>> BEGIN Entries supplied
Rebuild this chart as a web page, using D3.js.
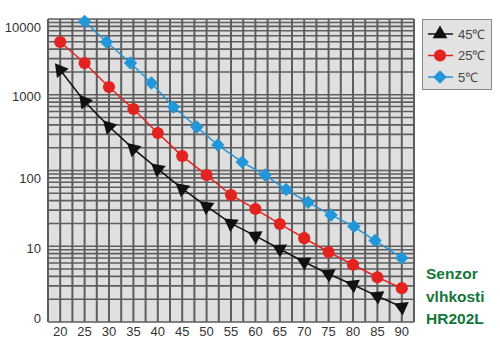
<!DOCTYPE html>
<html lang="cs">
<head>
    <meta charset="UTF-8">
    <title>HR202L</title>
    <script src="https://d3js.org/d3.v7.min.js"></script>
    <style>
        body { margin: 0; background: #fff; }
        text { font-family: "Liberation Sans", Arial, sans-serif; }
    </style>
</head>
<body>
    <svg width="500" height="353"></svg>

    <script>
        // relativni vlhkost (%)
        const humidity = [20, 25, 30, 35, 40, 45, 50, 55, 60, 65, 70, 75, 80, 85, 90];
        // odpor (kOhm) pro jednotlive teploty
        const r45 = [2120, 815, 381, 193, 105, 57.5, 33.6, 20, 13.7, 9.2, 6.2, 4.3, 3.1, 2.2, 1.58];
        const r25 = [4970, 2625, 1266, 649, 313, 155, 87, 47.5, 31, 19.7, 12.8, 8.4, 5.7, 3.9, 2.8];
        // modra krivka ma v obrazku 15 bodu mezi 25 a 90
        const x5 = [25, 29.5, 34.4, 38.7, 43.2, 48, 52.3, 57.3, 62, 66.3, 70.8, 75.5, 80.2, 84.5, 90];
        const r5 = [9300, 4970, 2625, 1429, 689, 375, 217, 129, 87, 56, 38, 25.9, 18.2, 11.9, 7.0];

        const xTicks = [20, 25, 30, 35, 40, 45, 50, 55, 60, 65, 70, 75, 80, 85, 90];
        const yTicks = [10000, 1000, 100, 10, 1];
        const yTickLabels = ["10000", "1000", "100", "10", "0"];
        const legendLabels = ["45℃", "25℃", "5℃"];
        const noteLines = ["Senzor", "vlhkosti", "HR202L"];

        const svg = d3.select("svg");

        const x = d3.scaleLinear().domain([17.5, 92.5]).range([48, 414]);
        const y = d3.scaleLog().domain([1, 10000]).range([322, 19]);

        const gridColor = "#5e5e5e";

        // pozadi grafu
        svg.append("rect")
            .attr("x", x(17.5)).attr("y", y(10000))
            .attr("width", x(92.5) - x(17.5))
            .attr("height", y(1) - y(10000))
            .attr("fill", "#dfdfdf");

        // svisla mrizka po 2.5
        const vLines = d3.range(17.5, 92.6, 2.5);
        svg.append("g").selectAll("line")
            .data(vLines)
            .enter().append("line")
            .attr("x1", d => x(d)).attr("x2", d => x(d))
            .attr("y1", y(10000)).attr("y2", y(1))
            .attr("stroke", gridColor)
            .attr("stroke-width", 2);

        // vodorovna logaritmicka mrizka
        const hLines = [];
        for (let e = 0; e < 4; e++) {
            for (let m = 1; m < 10; m++) hLines.push(m * Math.pow(10, e));
        }
        hLines.push(10000);
        svg.append("g").selectAll("line")
            .data(hLines)
            .enter().append("line")
            .attr("x1", x(17.5)).attr("x2", x(92.5))
            .attr("y1", d => y(d)).attr("y2", d => y(d))
            .attr("stroke", gridColor)
            .attr("stroke-width", 1.6);

        // popisky os (v originale jsou trochu posunute)
        const yLabelShift = [8, 2, 8, 2, -4];
        svg.append("g").selectAll("text")
            .data(yTicks)
            .enter().append("text")
            .attr("x", 41)
            .attr("y", (d, i) => y(d) + yLabelShift[i])
            .attr("dy", "0.35em")
            .attr("text-anchor", "end")
            .attr("font-size", 13)
            .attr("fill", "#333")
            .text((d, i) => yTickLabels[i]);

        svg.append("g").selectAll("text")
            .data(xTicks)
            .enter().append("text")
            .attr("x", d => x(d))
            .attr("y", 336)
            .attr("text-anchor", "middle")
            .attr("font-size", 13)
            .attr("fill", "#333")
            .text(d => d);

        const line = d3.line().x(d => x(d[0])).y(d => y(d[1]));

        const series = [
            { xs: humidity, ys: r45, color: "#111", symbol: "tri" },
            { xs: humidity, ys: r25, color: "#e3231f", symbol: "circle" },
            { xs: x5, ys: r5, color: "#2196d8", symbol: "diamond" }
        ];

        function markerPath(kind) {
            if (kind === "tri") return d3.symbol(d3.symbolTriangle, 95)();
            if (kind === "circle") return d3.symbol(d3.symbolCircle, 115)();
            return d3.symbol(d3.symbolSquare, 90)();
        }

        series.forEach(s => {
            const pts = s.xs.map((v, i) => [v, s.ys[i]]);
            svg.append("path")
                .datum(pts)
                .attr("d", line)
                .attr("fill", "none")
                .attr("stroke", s.color)
                .attr("stroke-width", 1.5);

            svg.append("g").selectAll("path")
                .data(pts)
                .enter().append("path")
                .attr("d", markerPath(s.symbol))
                .attr("fill", s.color)
                .attr("transform", (d, i) => {
                    let rot = 45;
                    if (s.symbol === "tri") {
                        // trojuhelnik miri zpet podel krivky
                        const a = i > 0 ? pts[i - 1] : pts[i];
                        const b = i > 0 ? pts[i] : pts[i + 1];
                        const ang = Math.atan2(y(a[1]) - y(b[1]), x(a[0]) - x(b[0]));
                        rot = ang * 180 / Math.PI + 90;
                    } else if (s.symbol === "circle") {
                        rot = 0;
                    }
                    return `translate(${x(d[0])},${y(d[1])}) rotate(${rot})`;
                });
        });

        // legenda
        const legend = svg.append("g");
        legend.append("rect")
            .attr("x", 422.5).attr("y", 19.5)
            .attr("width", 69).attr("height", 70)
            .attr("fill", "#e2e2e2")
            .attr("stroke", "#8a8a8a");

        const legendRows = legend.selectAll("g")
            .data(series)
            .enter().append("g")
            .attr("transform", (d, i) => `translate(440,${34 + i * 21.5})`);

        legendRows.append("line")
            .attr("x1", -12).attr("x2", 13)
            .attr("stroke", d => d.color)
            .attr("stroke-width", 1.5);

        legendRows.append("path")
            .attr("d", d => markerPath(d.symbol))
            .attr("fill", d => d.color)
            .attr("transform", d => d.symbol === "diamond" ? "rotate(45)" : null);

        legendRows.append("text")
            .attr("x", 18)
            .attr("dy", "0.35em")
            .attr("font-size", 13)
            .attr("fill", "#444")
            .text((d, i) => legendLabels[i]);

        // zelena poznamka
        svg.append("g").selectAll("text")
            .data(noteLines)
            .enter().append("text")
            .attr("x", 426)
            .attr("y", (d, i) => 279 + i * 22.5)
            .attr("font-size", 15.5)
            .attr("font-weight", "bold")
            .attr("fill", "#13773a")
            .text(d => d);
    </script>
</body>
</html>
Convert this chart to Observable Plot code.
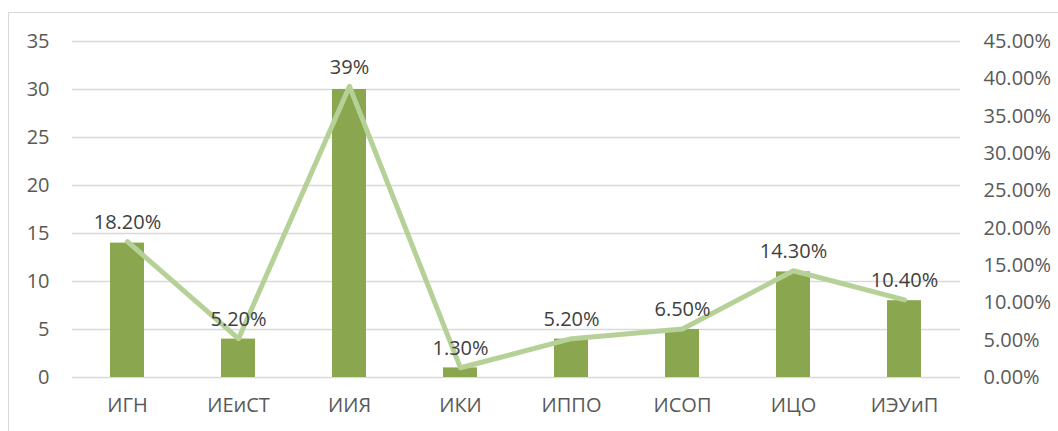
<!DOCTYPE html>
<html>
<head>
<meta charset="utf-8">
<script src="https://cdn.jsdelivr.net/npm/d3@7"></script>
<script src="https://cdn.jsdelivr.net/npm/@observablehq/plot@0.6"></script>
<style>
  html, body { margin: 0; padding: 0; background: #fff; overflow: hidden; }
  #wrap { position: relative; width: 1058px; height: 431px; }
  #frame { position: absolute; left: 8px; top: 12px; width: 1100px; height: 500px;
           border: 1.5px solid #d9d9d9; box-sizing: border-box; pointer-events: none; }
  #chart { position: absolute; left: 0; top: 0; }
</style>
</head>
<body>
<div id="wrap"><div id="frame"></div><div id="chart"></div></div>
<script>
const categories = ["ИГН", "ИЕиСТ", "ИИЯ", "ИКИ", "ИППО", "ИСОП", "ИЦО", "ИЭУиП"];
const counts = [14, 4, 30, 1, 4, 5, 11, 8];
const shares = [18.2, 5.2, 39, 1.3, 5.2, 6.5, 14.3, 10.4];
const shareLabels = ["18.20%", "5.20%", "39%", "1.30%", "5.20%", "6.50%", "14.30%", "10.40%"];
const leftTicks = [0, 5, 10, 15, 20, 25, 30, 35];
const rightTicks = [0, 5, 10, 15, 20, 25, 30, 35, 40, 45];

const LEFT_MAX = 35, RIGHT_MAX = 45;
const toLeft = p => p * LEFT_MAX / RIGHT_MAX;

const data = categories.map((c, i) => ({cat: c, count: counts[i], share: shares[i], label: shareLabels[i]}));

const font = "'Open Sans', 'Noto Sans', sans-serif";
const FS = 20;

const chart = Plot.plot({
  width: 1058,
  height: 431,
  marginTop: 41,
  marginBottom: 54,
  marginLeft: 72,
  marginRight: 98,
  style: {fontFamily: font, background: "transparent", overflow: "visible"},
  x: {type: "band", domain: categories, paddingInner: 0.69, paddingOuter: 0.345, label: null},
  y: {domain: [0, LEFT_MAX], label: null},
  marks: [
    Plot.gridY(leftTicks, {stroke: "#d9d9d9", strokeOpacity: 1, strokeWidth: 1.5}),
    Plot.barY(data, {x: "cat", y: "count", fill: "#8aa64f"}),
    Plot.line(data, {x: "cat", y: d => toLeft(d.share), stroke: "#b6d198", strokeWidth: 5,
                     strokeLinejoin: "round", strokeLinecap: "round"}),
    Plot.text(data, {x: "cat", y: d => toLeft(d.share), text: "label", dy: -19,
                     fontSize: FS, fill: "#404040"}),
    Plot.axisY(leftTicks, {anchor: "left", tickSize: 0, tickPadding: 23, fontSize: FS,
                           color: "#595959", label: null}),
    Plot.axisY(rightTicks.map(toLeft), {anchor: "right", tickSize: 0, tickPadding: 23, fontSize: FS,
                           color: "#595959", label: null,
                           tickFormat: v => (v * RIGHT_MAX / LEFT_MAX).toFixed(2) + "%"}),
    Plot.axisX({tickSize: 0, tickPadding: 20, fontSize: FS, color: "#595959", label: null})
  ]
});
document.getElementById("chart").appendChild(chart);
</script>
</body>
</html>
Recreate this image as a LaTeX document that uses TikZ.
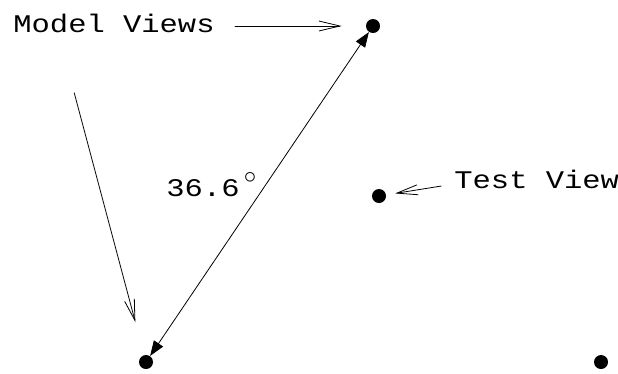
>> END Entries supplied
◆ What needs to be done ◆
Omit every picture, and please return the entries exactly from the first line through the line with "18.2, 11.9, 7.0];", both included.

◆ Answer to the exercise ◆
Rebuild this chart as a web page, using D3.js.
<!DOCTYPE html>
<html lang="cs">
<head>
    <meta charset="UTF-8">
    <title>HR202L</title>
    <script src="https://d3js.org/d3.v7.min.js"></script>
    <style>
        body { margin: 0; background: #fff; }
        text { font-family: "Liberation Sans", Arial, sans-serif; }
    </style>
</head>
<body>
    <svg width="500" height="353"></svg>

    <script>
        // relativni vlhkost (%)
        const humidity = [20, 25, 30, 35, 40, 45, 50, 55, 60, 65, 70, 75, 80, 85, 90];
        // odpor (kOhm) pro jednotlive teploty
        const r45 = [2120, 815, 381, 193, 105, 57.5, 33.6, 20, 13.7, 9.2, 6.2, 4.3, 3.1, 2.2, 1.58];
        const r25 = [4970, 2625, 1266, 649, 313, 155, 87, 47.5, 31, 19.7, 12.8, 8.4, 5.7, 3.9, 2.8];
        // modra krivka ma v obrazku 15 bodu mezi 25 a 90
        const x5 = [25, 29.5, 34.4, 38.7, 43.2, 48, 52.3, 57.3, 62, 66.3, 70.8, 75.5, 80.2, 84.5, 90];
        const r5 = [9300, 4970, 2625, 1429, 689, 375, 217, 129, 87, 56, 38, 25.9, 18.2, 11.9, 7.0];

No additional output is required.